Was this done to look and be more productive by consolidating positions and responsibilities, or is it just a facade to make it seem like changes and improvements are being made to correct a lot of problems within the department? How much money was wasted just to add ‘rehabilitation’ to our name? Here’s real food for thought…

As the Director of a department, like the ones of old, you were held responsible for the training, expectations and abilities of the staff which worked under your leadership. You also ensured that you maintained the staffing, equipment, training and understanding of what the job consisted of to remain professional, effective and reputable while maintaining cost effectiveness to stay at or under budget. You also understood that as the Director, the buck stopped at you. Unless ordered by a court of law, what transpired within the department began and ended with the signature of your pen. The legislature, governor or anyone who did not understand the mechanics of our business did not have the right or audacity to meddle with the day to day functions of our objectives. Those were the days of old.

Now we have a ‘Secretary’. Buy definition, the Secretary is responsible to take ‘dictation’ and implement the wants and needs of their boss. He is the mouth piece of the Governor. They have no authorization, except for what is instructed to by someone (in this instance) who has no information or educated guess to what we confront and attempt to accomplish within our duties. The Secretary does not attempt to understand what our mission is or how to accomplish that mission within the guidelines of our operational manual or court orders. The Secretary is only concerned in keeping his boss happy no matter how it affects the effectiveness, stability or morale of the line staff that literally put their lives on the line every day while they stay safe in their plush, heated offices away from any street crime but closes to the largest criminal in the state. What’s even worse, our Secretary does everything to degrade every officer that works for the department that he possibly can to ensure his own appointed position - except fetch coffee and shine the shoes of the Governator, at least as far as I know. Not one time has Secretary Cates ever come to the defense of the department as a whole or for any individual cause. What you do hear is a bunch of ‘yes, yes, yes’ to anything that the Governator says that depicts us in the most negative light possible.

Another thing I am trying to figure out is where they get the leadership from and why. Think about it for a minute. CHP, any County Sheriffs department, any local PD, lets face it – any law enforcement agency; where do they get their leadership from? Do they hire any Tom, Dick or Matthew who is willing to take on the title? Or do they hire the deserved one from within the ranks? One who has worked up the line from deputy or officer to become Chief or Sherriff. The Sheriffs are usually an undersheriff and then decides to run for sheriff. So why wouldn’t they do the same thing when it comes to the head of a department? Every law enforcement or peace officer entity in the state answers to the Inspector General, except Correctional Officers. We have a Secretary who is an ‘appointed’ Cabinet member that was once a lawyer, who liked to investigate and burn cops, and probably looking for a judge appointment next.

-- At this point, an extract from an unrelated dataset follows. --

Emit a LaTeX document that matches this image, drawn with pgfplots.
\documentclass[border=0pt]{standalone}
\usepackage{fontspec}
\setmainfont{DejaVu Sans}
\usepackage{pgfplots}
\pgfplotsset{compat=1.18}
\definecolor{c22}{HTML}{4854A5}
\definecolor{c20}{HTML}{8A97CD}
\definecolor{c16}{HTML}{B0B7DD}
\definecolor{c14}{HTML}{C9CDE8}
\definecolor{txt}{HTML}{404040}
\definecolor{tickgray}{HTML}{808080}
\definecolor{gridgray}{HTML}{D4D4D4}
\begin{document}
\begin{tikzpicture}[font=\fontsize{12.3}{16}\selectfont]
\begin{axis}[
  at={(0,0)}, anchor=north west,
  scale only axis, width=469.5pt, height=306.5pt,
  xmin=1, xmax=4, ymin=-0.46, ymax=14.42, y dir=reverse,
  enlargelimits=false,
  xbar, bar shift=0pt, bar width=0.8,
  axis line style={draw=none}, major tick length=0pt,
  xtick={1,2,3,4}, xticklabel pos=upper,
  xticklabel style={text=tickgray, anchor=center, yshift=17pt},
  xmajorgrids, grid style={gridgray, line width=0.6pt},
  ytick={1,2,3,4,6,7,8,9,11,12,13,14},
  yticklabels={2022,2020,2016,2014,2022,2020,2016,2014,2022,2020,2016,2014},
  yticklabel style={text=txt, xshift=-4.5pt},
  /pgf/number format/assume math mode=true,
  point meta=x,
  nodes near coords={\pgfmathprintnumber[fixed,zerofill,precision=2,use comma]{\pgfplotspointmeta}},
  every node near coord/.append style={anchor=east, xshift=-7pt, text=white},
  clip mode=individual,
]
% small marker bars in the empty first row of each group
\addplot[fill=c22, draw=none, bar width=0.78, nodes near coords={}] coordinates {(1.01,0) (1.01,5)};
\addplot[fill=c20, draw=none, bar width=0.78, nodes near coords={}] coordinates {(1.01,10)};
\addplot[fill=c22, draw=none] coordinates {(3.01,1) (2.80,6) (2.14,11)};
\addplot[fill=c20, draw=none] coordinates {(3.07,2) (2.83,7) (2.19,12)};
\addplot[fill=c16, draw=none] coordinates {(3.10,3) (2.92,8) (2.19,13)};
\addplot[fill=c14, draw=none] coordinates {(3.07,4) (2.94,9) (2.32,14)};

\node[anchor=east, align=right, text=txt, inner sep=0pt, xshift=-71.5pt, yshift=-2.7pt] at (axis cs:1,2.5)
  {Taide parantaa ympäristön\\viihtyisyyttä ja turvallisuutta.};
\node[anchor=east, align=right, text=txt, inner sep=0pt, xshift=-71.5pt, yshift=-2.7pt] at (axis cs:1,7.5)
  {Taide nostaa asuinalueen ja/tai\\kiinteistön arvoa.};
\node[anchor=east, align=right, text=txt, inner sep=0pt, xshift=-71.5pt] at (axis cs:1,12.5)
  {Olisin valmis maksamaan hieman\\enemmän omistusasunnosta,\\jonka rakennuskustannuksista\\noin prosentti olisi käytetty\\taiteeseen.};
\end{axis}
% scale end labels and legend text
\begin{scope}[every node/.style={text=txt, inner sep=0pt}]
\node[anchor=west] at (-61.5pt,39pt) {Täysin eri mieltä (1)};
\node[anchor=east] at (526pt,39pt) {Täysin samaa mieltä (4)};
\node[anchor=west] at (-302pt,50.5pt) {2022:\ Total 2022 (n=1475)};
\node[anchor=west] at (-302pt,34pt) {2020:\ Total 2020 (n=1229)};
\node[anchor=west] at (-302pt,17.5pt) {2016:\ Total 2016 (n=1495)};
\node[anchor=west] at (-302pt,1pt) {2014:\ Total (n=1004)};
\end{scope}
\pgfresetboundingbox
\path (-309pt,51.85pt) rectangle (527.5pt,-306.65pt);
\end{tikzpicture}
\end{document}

There is an enormous amount of bureaucracy that slows down the ability to find a more efficient and concise way to handle the problems that riddles the department like having too many heads of different sub-departments or divisions with their own agenda than the main goal of the department as a whole. Part of this problem stems from too many administrative leaders that does not know, or understand the goal of the department. The secretary and undersecretary have their own support staff. How much money does that cost? Anyone with a calculator and a high appointed family member can become a hired bean counter. What’s needed is leadership that understands the common goal and mission of CDCr and what is needed to carry out that mission. Too many chiefs, not enough Indians? No… Too many chiefs!

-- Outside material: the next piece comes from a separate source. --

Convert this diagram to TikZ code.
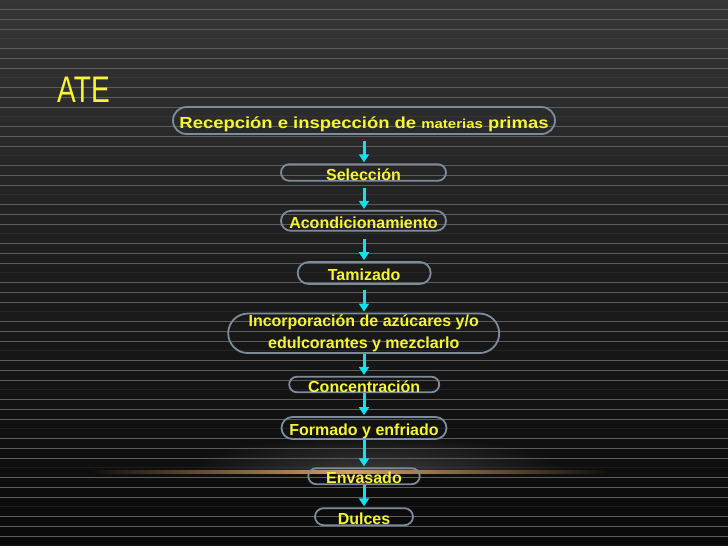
\documentclass[tikz,border=0pt]{standalone}
\usepackage{fontspec}
\setmainfont{Liberation Sans}
\usetikzlibrary{arrows.meta,fadings}
\definecolor{bgtop}{RGB}{54,54,54}
\definecolor{bgmid}{RGB}{28,28,28}
\definecolor{bgbot}{RGB}{9,9,9}
\definecolor{bgline}{RGB}{14,14,14}
\definecolor{stripe}{RGB}{92,92,92}
\definecolor{yel}{RGB}{245,245,50}
\definecolor{boxc}{RGB}{125,140,155}
\definecolor{cyanc}{RGB}{20,225,235}
\definecolor{glowc}{RGB}{215,160,100}
\definecolor{haze}{RGB}{80,80,80}
\tikzfading[name=softglow, inner color=transparent!35, outer color=transparent!100]
\begin{document}
\begin{tikzpicture}[x=1pt,y=-1pt,
  stage/.style={draw=boxc, line width=1.8pt, inner sep=0pt, text=yel,
    font=\fontsize{16}{22}\selectfont\bfseries, align=center},
  oneline/.style={text height=15pt, text depth=0pt},
  flow/.style={draw=cyanc, line width=3pt, -{Triangle[width=10pt,length=8pt]}, shorten >=1pt},
  rule/.style={draw=stripe, line width=0.9pt},
  faintrule/.style={draw=stripe, line width=0.9pt, draw opacity=0.2}
]
\useasboundingbox (0,0) rectangle (728,546);
% background
\shade[top color=bgtop, bottom color=bgbot, middle color=bgmid] (0,0) rectangle (728,546);
% haze above the horizon
\begin{scope}
  \clip (0,0) rectangle (728,471);
  \fill[haze, path fading=softglow] (375,471) ellipse [x radius=190, y radius=36];
\end{scope}
% stripes
\foreach \k in {0,...,13} {
  \foreach \d in {0,10,20} {
    \draw[rule] (0,{9.3+39*\k+\d}) -- (728,{9.3+39*\k+\d});
  }
  \draw[faintrule] (0,{38.8+39*\k}) -- (728,{38.8+39*\k});
}
% orange horizon line
\shade[left color=bgline, right color=bgline, middle color=glowc] (90,470.2) rectangle (610,473.6);

% title
\node[anchor=base west, inner sep=0pt, text=yel, font=\fontsize{37}{37}\selectfont] (title) at (57,102.3) {\scalebox{0.76}[1]{ATE}};

% stages
\node[stage, oneline, minimum width=382pt, minimum height=27pt, rounded corners=13.5pt] (rec) at (364,120.5)
  {\resizebox{369pt}{\height}{Recepción e inspección de {\fontsize{13}{16}\selectfont materias} primas}};
\node[stage, oneline, minimum width=165pt, minimum height=16.6pt, rounded corners=8.3pt] (sel) at (363.5,172.5) {Selección};
\node[stage, oneline, minimum width=165pt, minimum height=20pt, rounded corners=10pt] (acon) at (363.5,220.8) {Acondicionamiento};
\node[stage, oneline, minimum width=133pt, minimum height=22pt, rounded corners=11pt] (tam) at (364.2,273) {Tamizado};
\node[stage, minimum width=271pt, minimum height=39.5pt, rounded corners=19.7pt] (inc) at (363.7,333.3)
  {Incorporación de azúcares y/o\\edulcorantes y mezclarlo};
\node[stage, oneline, minimum width=150pt, minimum height=15.5pt, rounded corners=7.7pt] (conc) at (364.2,384.5) {Concentración};
\node[stage, oneline, minimum width=165pt, minimum height=22pt, rounded corners=11pt] (form) at (364,428) {Formado y enfriado};
\node[stage, oneline, minimum width=111.5pt, minimum height=16pt, rounded corners=8pt] (env) at (364,476.2) {Envasado};
\node[stage, oneline, minimum width=98pt, minimum height=17pt, rounded corners=8.5pt] (dul) at (364,516.7) {Dulces};

% connectors
\coordinate (ax) at (364,0);
\draw[flow, shorten <=6pt] (rec.south -| ax) -- (sel.north -| ax);
\draw[flow, shorten <=6pt] (sel.south -| ax) -- (acon.north -| ax);
\draw[flow, shorten <=7pt] (acon.south -| ax) -- (tam.north -| ax);
\draw[flow, shorten <=5pt] (tam.south -| ax) -- (inc.north -| ax);
\draw[flow] (inc.south -| ax) -- (conc.north -| ax);
\draw[flow] (conc.south -| ax) -- (form.north -| ax);
\draw[flow] (form.south -| ax) -- (env.north -| ax);
\draw[flow] (env.south -| ax) -- (dul.north -| ax);
\end{tikzpicture}
\end{document}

In part, the problem lies with how you can promote. Most high end promotions ask for a certain amount of college credits, which looks good on a resume, but may have nothing to do with the job hired for. We generally deal with criminals and the part of society heavily involved in criminal activity. Wouldn’t it be more effective that the administration had furthered their academics in criminal justice or criminal law? It’s kind of like having someone who has a background as a nurse, or better yet an MTA (whom the federal courts mandated that their positions were so misguided and screwed up that they abolished the position*) become an AW or Warden at an institution because they have the ‘academic achievements’ or knowledge of the prison setting. That doesn’t mean they understand how to run a program or prison. Just because you have a bachelors degree in architecture doesn’t mean you know how to run an auto shop.

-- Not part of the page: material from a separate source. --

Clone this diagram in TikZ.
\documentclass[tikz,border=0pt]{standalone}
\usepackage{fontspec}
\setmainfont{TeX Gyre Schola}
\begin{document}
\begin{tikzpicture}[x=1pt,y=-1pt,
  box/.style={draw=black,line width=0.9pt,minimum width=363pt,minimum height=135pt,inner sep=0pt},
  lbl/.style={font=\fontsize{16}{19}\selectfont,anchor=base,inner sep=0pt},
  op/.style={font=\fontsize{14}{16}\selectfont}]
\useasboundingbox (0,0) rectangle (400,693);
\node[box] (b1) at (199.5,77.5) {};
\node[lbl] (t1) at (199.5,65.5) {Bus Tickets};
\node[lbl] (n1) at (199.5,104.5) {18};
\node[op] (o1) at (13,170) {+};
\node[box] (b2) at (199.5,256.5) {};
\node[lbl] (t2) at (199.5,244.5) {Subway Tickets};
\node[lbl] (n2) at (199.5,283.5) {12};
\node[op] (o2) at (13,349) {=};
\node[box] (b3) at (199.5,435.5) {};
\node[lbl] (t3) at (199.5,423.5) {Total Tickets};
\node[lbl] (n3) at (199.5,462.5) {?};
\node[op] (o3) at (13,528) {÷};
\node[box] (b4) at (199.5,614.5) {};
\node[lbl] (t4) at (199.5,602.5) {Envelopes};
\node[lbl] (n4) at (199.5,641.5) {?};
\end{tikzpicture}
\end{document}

To take it one step further, you would want a Department Secretary to have the knowledge and personal strength not just to fight for what’s right and needed within his department, but to also defend and point out the good work of the employees. I for one would want to focus on the improvements, professionalism and un-paralleled work that those in the department face on a daily basis. I wouldn’t want to be known as the Secretary to a bunch of drunk, unprofessional, non-educated, unethical, low-morale staff. I’ve said it before – those that work for and with me is an extension of me. So how they are looked upon must be how I am also ‘perceived’. It’s wrong for the media to paint us in that manner and it’s even double the insult when the department heads looks at us the same way and refuses to defend us when we enforce the laws that we were hired to implement. There are always some bad apples in any bunch, but more apples rot at the top of the tree than at the bottom.

So it’s more than obvious to me that it doesn’t matter how you name the position. The truth still remains. Those of us on the line have proven their ability to perform their jobs and have excelled at it. Others have bargained their way into positions and don’t have a clue how to lead in their position. You don’t remain a yes man to keep you position or your respect. No matter how you say it, a slice of excrement is still a piece of $#!+.
I’m just sayin…

* We all know that most of the MTA’s were hard working, intelligent employees. The federal Receiver came into power due to complaints of a number of MTA’s at one institution that probably didn’t deserve to keep their jobs anyway. Thanks Harris, for the added food for thought.